Poor navigability in the Padma has hit hard the ferry service on Shimulia-Kathalabari route in Munshiganj-Shariatpur. This is one of the two major ferry routes connecting the capital with South and Southwest districts.
A total of eight ferries have been transporting about 1,200 vehicles daily since August 11, down from 3,000 vehicles by 20 ferries. Only the small ferries are transporting light vehicles to and from Dhaka, said officials of Bangladesh Inland Water Transport Corporation (BIWTC). Trucks carrying cattle have been rerouted as large ferries cannot operate at Shimulia point, said Shah Khaled Newaz, BIWTC assistant general manager at Shimulia Ferry Terminal.
As a consequence, the two other ferry routes to the capital have been seeing an increased number of vehicles. Many cattle-laden trucks bound for Dhaka and other eastern districts have to use either Daulatdia-Paturia route in the Padma or Shariatpur-Chandpur route in the Meghna.
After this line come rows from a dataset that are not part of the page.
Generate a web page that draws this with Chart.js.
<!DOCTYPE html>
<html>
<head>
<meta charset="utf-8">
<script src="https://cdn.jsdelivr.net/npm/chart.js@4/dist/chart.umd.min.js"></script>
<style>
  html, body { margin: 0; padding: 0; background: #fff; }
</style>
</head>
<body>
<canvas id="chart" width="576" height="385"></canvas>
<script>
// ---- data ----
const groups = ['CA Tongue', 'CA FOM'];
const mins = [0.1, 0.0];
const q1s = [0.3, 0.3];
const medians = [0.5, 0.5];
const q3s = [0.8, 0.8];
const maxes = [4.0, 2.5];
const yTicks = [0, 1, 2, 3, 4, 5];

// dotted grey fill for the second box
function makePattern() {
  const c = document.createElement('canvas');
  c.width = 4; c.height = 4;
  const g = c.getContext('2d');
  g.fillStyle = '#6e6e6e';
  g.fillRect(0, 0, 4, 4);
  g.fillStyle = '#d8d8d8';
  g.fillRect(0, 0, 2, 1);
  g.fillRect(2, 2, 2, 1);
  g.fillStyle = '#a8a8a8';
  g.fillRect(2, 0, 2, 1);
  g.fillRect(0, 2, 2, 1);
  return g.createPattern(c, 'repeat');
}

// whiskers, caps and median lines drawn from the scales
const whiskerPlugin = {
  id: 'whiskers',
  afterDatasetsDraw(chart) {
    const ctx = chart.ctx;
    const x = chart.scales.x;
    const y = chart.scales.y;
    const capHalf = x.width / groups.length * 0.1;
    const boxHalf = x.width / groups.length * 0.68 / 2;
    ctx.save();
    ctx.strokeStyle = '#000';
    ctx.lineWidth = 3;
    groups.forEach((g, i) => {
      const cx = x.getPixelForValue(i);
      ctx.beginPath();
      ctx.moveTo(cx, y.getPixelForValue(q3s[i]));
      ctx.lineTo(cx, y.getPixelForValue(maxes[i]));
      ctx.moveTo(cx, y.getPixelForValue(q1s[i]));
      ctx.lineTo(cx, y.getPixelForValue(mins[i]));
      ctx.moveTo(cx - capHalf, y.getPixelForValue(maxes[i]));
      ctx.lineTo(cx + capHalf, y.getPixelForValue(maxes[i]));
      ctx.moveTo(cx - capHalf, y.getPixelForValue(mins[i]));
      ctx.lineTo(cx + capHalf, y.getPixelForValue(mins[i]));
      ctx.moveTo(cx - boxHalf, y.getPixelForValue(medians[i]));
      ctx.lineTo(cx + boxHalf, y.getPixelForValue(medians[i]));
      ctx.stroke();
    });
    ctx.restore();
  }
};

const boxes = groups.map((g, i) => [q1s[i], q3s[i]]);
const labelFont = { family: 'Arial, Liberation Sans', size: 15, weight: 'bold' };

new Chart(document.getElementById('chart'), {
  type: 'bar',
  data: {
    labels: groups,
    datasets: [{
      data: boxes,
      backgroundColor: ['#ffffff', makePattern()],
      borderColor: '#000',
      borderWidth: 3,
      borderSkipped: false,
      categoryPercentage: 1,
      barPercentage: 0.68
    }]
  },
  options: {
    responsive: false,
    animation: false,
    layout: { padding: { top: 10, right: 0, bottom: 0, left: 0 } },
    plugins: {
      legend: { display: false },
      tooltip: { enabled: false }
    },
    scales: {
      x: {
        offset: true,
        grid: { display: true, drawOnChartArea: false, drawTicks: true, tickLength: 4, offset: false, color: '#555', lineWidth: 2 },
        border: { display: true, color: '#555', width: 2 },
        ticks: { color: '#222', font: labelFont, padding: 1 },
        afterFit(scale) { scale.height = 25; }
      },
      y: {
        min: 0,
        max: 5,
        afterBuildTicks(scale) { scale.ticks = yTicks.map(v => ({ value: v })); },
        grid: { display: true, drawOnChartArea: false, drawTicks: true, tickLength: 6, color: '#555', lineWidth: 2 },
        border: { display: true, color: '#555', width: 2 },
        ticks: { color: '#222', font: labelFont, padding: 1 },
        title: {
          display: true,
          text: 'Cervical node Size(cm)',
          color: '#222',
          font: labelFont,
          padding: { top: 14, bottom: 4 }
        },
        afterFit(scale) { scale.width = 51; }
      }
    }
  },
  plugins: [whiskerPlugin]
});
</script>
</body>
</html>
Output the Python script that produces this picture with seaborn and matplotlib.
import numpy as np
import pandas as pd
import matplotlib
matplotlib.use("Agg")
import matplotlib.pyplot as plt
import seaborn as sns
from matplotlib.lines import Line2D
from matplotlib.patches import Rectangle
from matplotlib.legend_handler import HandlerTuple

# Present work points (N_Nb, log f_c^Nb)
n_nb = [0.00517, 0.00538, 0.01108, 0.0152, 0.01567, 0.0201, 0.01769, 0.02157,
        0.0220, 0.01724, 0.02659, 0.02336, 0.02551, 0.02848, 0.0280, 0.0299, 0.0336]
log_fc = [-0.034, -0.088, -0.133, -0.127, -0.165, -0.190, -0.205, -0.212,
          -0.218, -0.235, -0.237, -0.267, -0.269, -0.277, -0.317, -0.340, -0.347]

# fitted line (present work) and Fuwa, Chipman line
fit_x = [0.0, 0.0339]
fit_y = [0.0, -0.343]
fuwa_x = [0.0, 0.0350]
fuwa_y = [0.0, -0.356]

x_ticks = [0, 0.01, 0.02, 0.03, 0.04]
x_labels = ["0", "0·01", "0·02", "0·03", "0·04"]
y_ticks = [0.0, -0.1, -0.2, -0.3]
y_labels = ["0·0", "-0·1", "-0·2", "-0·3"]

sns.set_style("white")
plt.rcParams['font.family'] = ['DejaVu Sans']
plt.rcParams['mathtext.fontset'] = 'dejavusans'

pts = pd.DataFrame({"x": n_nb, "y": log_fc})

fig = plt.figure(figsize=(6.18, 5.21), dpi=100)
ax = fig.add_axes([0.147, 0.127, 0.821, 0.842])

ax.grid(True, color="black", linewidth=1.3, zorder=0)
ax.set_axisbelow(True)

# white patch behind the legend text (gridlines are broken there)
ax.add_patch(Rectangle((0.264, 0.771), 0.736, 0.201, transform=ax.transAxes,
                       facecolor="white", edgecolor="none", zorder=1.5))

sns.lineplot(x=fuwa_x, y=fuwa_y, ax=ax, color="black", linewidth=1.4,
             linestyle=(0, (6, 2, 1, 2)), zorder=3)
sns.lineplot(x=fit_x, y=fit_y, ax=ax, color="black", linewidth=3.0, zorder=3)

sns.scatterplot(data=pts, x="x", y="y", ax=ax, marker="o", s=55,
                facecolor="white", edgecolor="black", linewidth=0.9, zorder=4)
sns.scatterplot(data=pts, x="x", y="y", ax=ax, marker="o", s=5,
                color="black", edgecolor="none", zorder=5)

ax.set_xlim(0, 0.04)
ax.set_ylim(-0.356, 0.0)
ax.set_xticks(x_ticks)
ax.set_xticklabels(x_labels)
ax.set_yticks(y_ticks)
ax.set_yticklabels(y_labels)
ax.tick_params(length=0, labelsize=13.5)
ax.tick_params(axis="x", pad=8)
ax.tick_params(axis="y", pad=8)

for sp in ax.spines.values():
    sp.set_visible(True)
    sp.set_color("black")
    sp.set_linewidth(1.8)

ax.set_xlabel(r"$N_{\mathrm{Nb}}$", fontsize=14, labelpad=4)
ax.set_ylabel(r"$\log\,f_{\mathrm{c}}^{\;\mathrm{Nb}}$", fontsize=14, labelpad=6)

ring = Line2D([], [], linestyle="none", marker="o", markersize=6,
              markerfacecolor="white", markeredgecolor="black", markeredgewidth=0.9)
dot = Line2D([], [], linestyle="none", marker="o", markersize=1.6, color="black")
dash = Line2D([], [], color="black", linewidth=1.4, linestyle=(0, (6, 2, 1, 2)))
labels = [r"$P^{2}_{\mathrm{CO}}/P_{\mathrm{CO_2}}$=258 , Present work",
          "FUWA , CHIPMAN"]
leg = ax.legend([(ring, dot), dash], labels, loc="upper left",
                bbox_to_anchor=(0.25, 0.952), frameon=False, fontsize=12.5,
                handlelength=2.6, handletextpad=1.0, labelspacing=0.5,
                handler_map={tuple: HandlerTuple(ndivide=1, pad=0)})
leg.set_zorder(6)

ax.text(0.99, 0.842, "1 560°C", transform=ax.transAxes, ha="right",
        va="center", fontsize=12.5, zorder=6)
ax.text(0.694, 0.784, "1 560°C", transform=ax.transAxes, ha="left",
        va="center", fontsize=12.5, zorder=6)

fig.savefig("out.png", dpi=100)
This eats up time and also increases tailbacks at the ferry terminals.
The number of vehicles at Harinaghat ferry terminal on the Shariatpur-Chandpur route almost doubled this week as many cattle-laden trucks lined up there after failing to cross the Padma via Shimulia-Kathalabari point, reports our Chandpur correspondent.
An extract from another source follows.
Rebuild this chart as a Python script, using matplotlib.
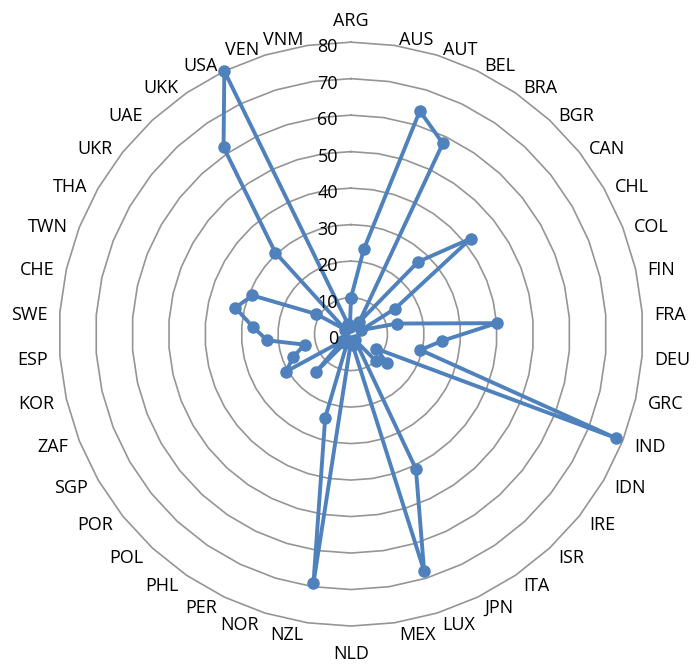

Mohammad Imran Hossain, president of Bangladesh Dairy Farmers Association (BDFA), said the traffic situation on many highways and ferry terminals have already worsened. “It is taking almost 24 hours for a truck to travel to Dhaka from Kushtia, a major cattle farming zone.”
He expressed fear that the situation might get worse once the holidaymakers start leaving the capital for village homes to celebrate Eid on August 22.
“It will be a disaster for us if sacrificial animals remain stuck on the highways and the buyers in cities like Dhaka pay high prices for cattle due to poor supply.”
Imran believes that the country has an adequate stock of animals to observe this year’s religious festival.
There would be a win-win situation for both the cattle farmers and buyers this year if the traffic situation remains normal, he said.
Mohammad Imran Imu, who rears cows in Nilphamari’s Saidpur, said he sent 24 bulls to Dhaka on a truck four days ago and it took about 28 hours, nearly double the usual time, for the vehicle to reach the capital.
He said the truck had to move slowly on the highway due to tailbacks and checks by police.
Imran plans to send the second batch of cattle to Dhaka today.